Stochastic Principal-Agent Problems: Efficient Computation and Learning
Jiarui Gan, Rupak Majumdar, Debmalya Mandal, Goran Radanovic
TL;DR
This work introduces a finite-horizon stochastic principal-agent framework with commitment that generalizes several core models in economic theory, including information design and POMDPs. It develops a DP-based approach over inducible value polytopes to compute an $\epsilon$-optimal, incentive-compatible policy, and extends to learning settings via reward-free exploration and a $\delta$-IC relaxation, achieving $\tilde{O}(T^{2/3})$ regret. The core contributions are (i) the inducible-value-set DP for optimal policy computation, (ii) a linearization scheme enabling tractable LP-based optimization, and (iii) a learning algorithm with sublinear regret under incomplete information. The results enable efficient computation and learning of committed principal strategies in complex, information-asymmetric sequential settings, with implications for automated mechanism design and sequential information design. Extensions to multiple agents and discussions on incentive and societal considerations are outlined as future directions.
Abstract
We introduce a stochastic principal-agent model.
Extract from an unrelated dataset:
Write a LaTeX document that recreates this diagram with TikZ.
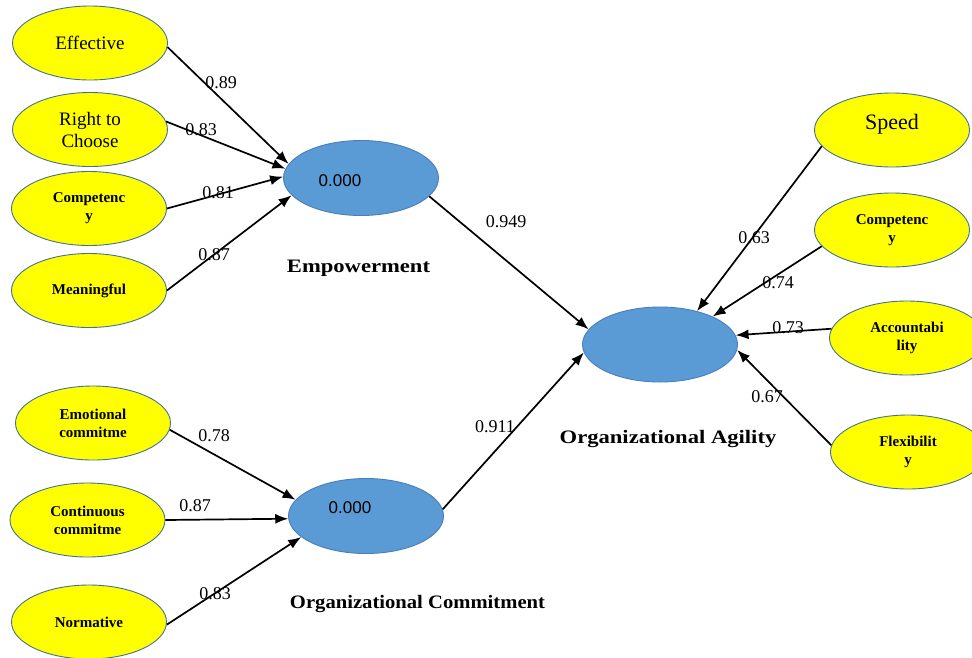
\documentclass[tikz,border=0pt]{standalone}
\usepackage{fontspec}
\usepackage{graphicx}
\setmainfont{Liberation Serif}
\newfontfamily\arialf{Liberation Sans}
\usetikzlibrary{shapes.geometric,arrows.meta}
\definecolor{ylw}{HTML}{FFFF00}
\definecolor{ylwborder}{HTML}{41719C}
\definecolor{bluefill}{HTML}{5B9BD5}
\definecolor{blueborder}{HTML}{4A7EBB}
\tikzset{
  indic/.style={ellipse, draw=ylwborder, line width=0.9pt, fill=ylw, minimum width=155pt, minimum height=74pt, inner sep=0pt, align=center},
  latent/.style={ellipse, draw=blueborder, line width=0.9pt, fill=bluefill, minimum width=155pt, minimum height=75pt, inner sep=0pt},
  smalltxt/.style={font=\fontsize{15}{18}\selectfont\bfseries},
  bigtxt/.style={font=\fontsize{19}{21}\selectfont},
  conn/.style={line width=1.7pt, -{Latex[length=13pt,width=10pt]}},
  coef/.style={font=\fontsize{18}{20}\selectfont, inner sep=0pt},
  zero/.style={font=\arialf\fontsize{17}{19}\selectfont, inner sep=0pt},
  title/.style={font=\fontsize{19}{21}\selectfont\bfseries, inner sep=0pt}
}
\begin{document}
\begin{tikzpicture}[x=1pt,y=-1pt]
\useasboundingbox (0,0) rectangle (972,657);
% left indicators (empowerment)
\node[indic, bigtxt] (eff) at (90,43) {Effective};
\node[indic, bigtxt] (rtc) at (90,129.5) {Right to\\[1pt]Choose};
\node[indic, smalltxt] (comp1) at (89,208.5) {Competenc\\y};
\node[indic, smalltxt] (mean) at (89,290.5) {Meaningful};
% left indicators (commitment)
\node[indic, smalltxt] (emo) at (93,423) {Emotional\\commitme};
\node[indic, smalltxt] (cont) at (87.5,520) {Continuous\\commitme};
\node[indic, smalltxt] (norm) at (89,622) {Normative};
% right indicators (agility)
\node[indic, font=\fontsize{22}{24}\selectfont, text depth=16pt] (speed) at (892,130) {Speed};
\node[indic, smalltxt] (comp2) at (892,230) {Competenc\\y};
\node[indic, smalltxt] (acc) at (907,338) {Accountabi\\lity};
\node[indic, smalltxt] (flex) at (908,452) {Flexibilit\\y};
% latent variables
\node[latent] (emp) at (361,178) {};
\node[latent] (oc) at (366,516) {};
\node[latent] (agi) at (660,344.5) {};
\node[zero] (empval) at (340,181) {0.000};
\node[zero] (ocval) at (350,508) {0.000};
\node[title] (empl) at (358.5,268) {\scalebox{1.19}[1]{Empowerment}};
\node[title] (ocl) at (417.5,604) {\scalebox{1.086}[1]{Organizational Commitment}};
\node[title] (agil) at (668,439) {\scalebox{1.19}[1]{Organizational Agility}};
% connectors
\draw[conn] (eff.-3) -- (emp.169);
\draw[conn] (rtc.6) -- (emp.173);
\draw[conn] (comp1.0) -- (emp.179);
\draw[conn] (mean.0) -- (emp.194);
\draw[conn] (emo.-5) -- (oc.167);
\draw[conn] (cont.0) -- (oc.182);
\draw[conn] (norm.-2) -- (oc.198);
\draw[conn] (emp.-15) -- (agi.168);
\draw[conn] (oc.5) -- (agi.186);
\draw[conn] (speed.193) -- (agi.42);
\draw[conn] (comp2.193) -- (agi.28);
\draw[conn] (acc.173) -- (agi.7);
\draw[conn] (flex.175) -- (agi.-4);
% coefficients
\node[coef] (c1) at (221,83) {0.89};
\node[coef] (c2) at (201,130) {0.83};
\node[coef] (c3) at (218,193) {0.81};
\node[coef] (c4) at (214,255) {0.87};
\node[coef] (c5) at (506,222) {0.949};
\node[coef] (c6) at (495,427) {0.911};
\node[coef] (c7) at (214,436) {0.78};
\node[coef] (c8) at (195,506) {0.87};
\node[coef] (c9) at (215,594) {0.83};
\node[coef] (c10) at (754,238) {0.63};
\node[coef] (c11) at (778,283) {0.74};
\node[coef] (c12) at (788,328) {0.73};
\node[coef] (c13) at (767,397) {0.67};
\end{tikzpicture}
\end{document}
A principal and an agent interact in a stochastic environment, each privy to observations about the state not available to the other. The principal has the power of commitment, both to elicit information from the agent and to provide signals about her own information. The players communicate with each other and then select actions independently. Each of them receives a payoff based on the state and their joint action, and the environment transitions to a new state. The interaction continues over a finite time horizon. Both players are far-sighted, aiming to maximize their total payoffs over the time horizon. The model encompasses as special cases extensive-form games (EFGs) and stochastic games of incomplete information, partially observable Markov decision processes (POMDPs), as well as other forms of sequential principal-agent interactions, including Bayesian persuasion and automated mechanism design problems. We consider both the computation and learning of the principal's optimal policy. Since the general problem, which subsumes POMDPs, is intractable, we explore algorithmic solutions under hindsight observability, where the state and the interaction history are revealed at the end of each step. Though the problem becomes more amenable under this condition, the number of possible histories remains exponential in the length of the time horizon, making approaches for EFG-based models infeasible. We present an efficient algorithm based on the inducible value sets. The algorithm computes an $ε$-approximate optimal policy in time polynomial in $1/ε$. Additionally, we show an efficient learning algorithm for an episodic reinforcement learning setting where the transition probabilities are unknown. The algorithm guarantees sublinear regret $\tilde{O}(T^{2/3})$ for both players over $T$ episodes.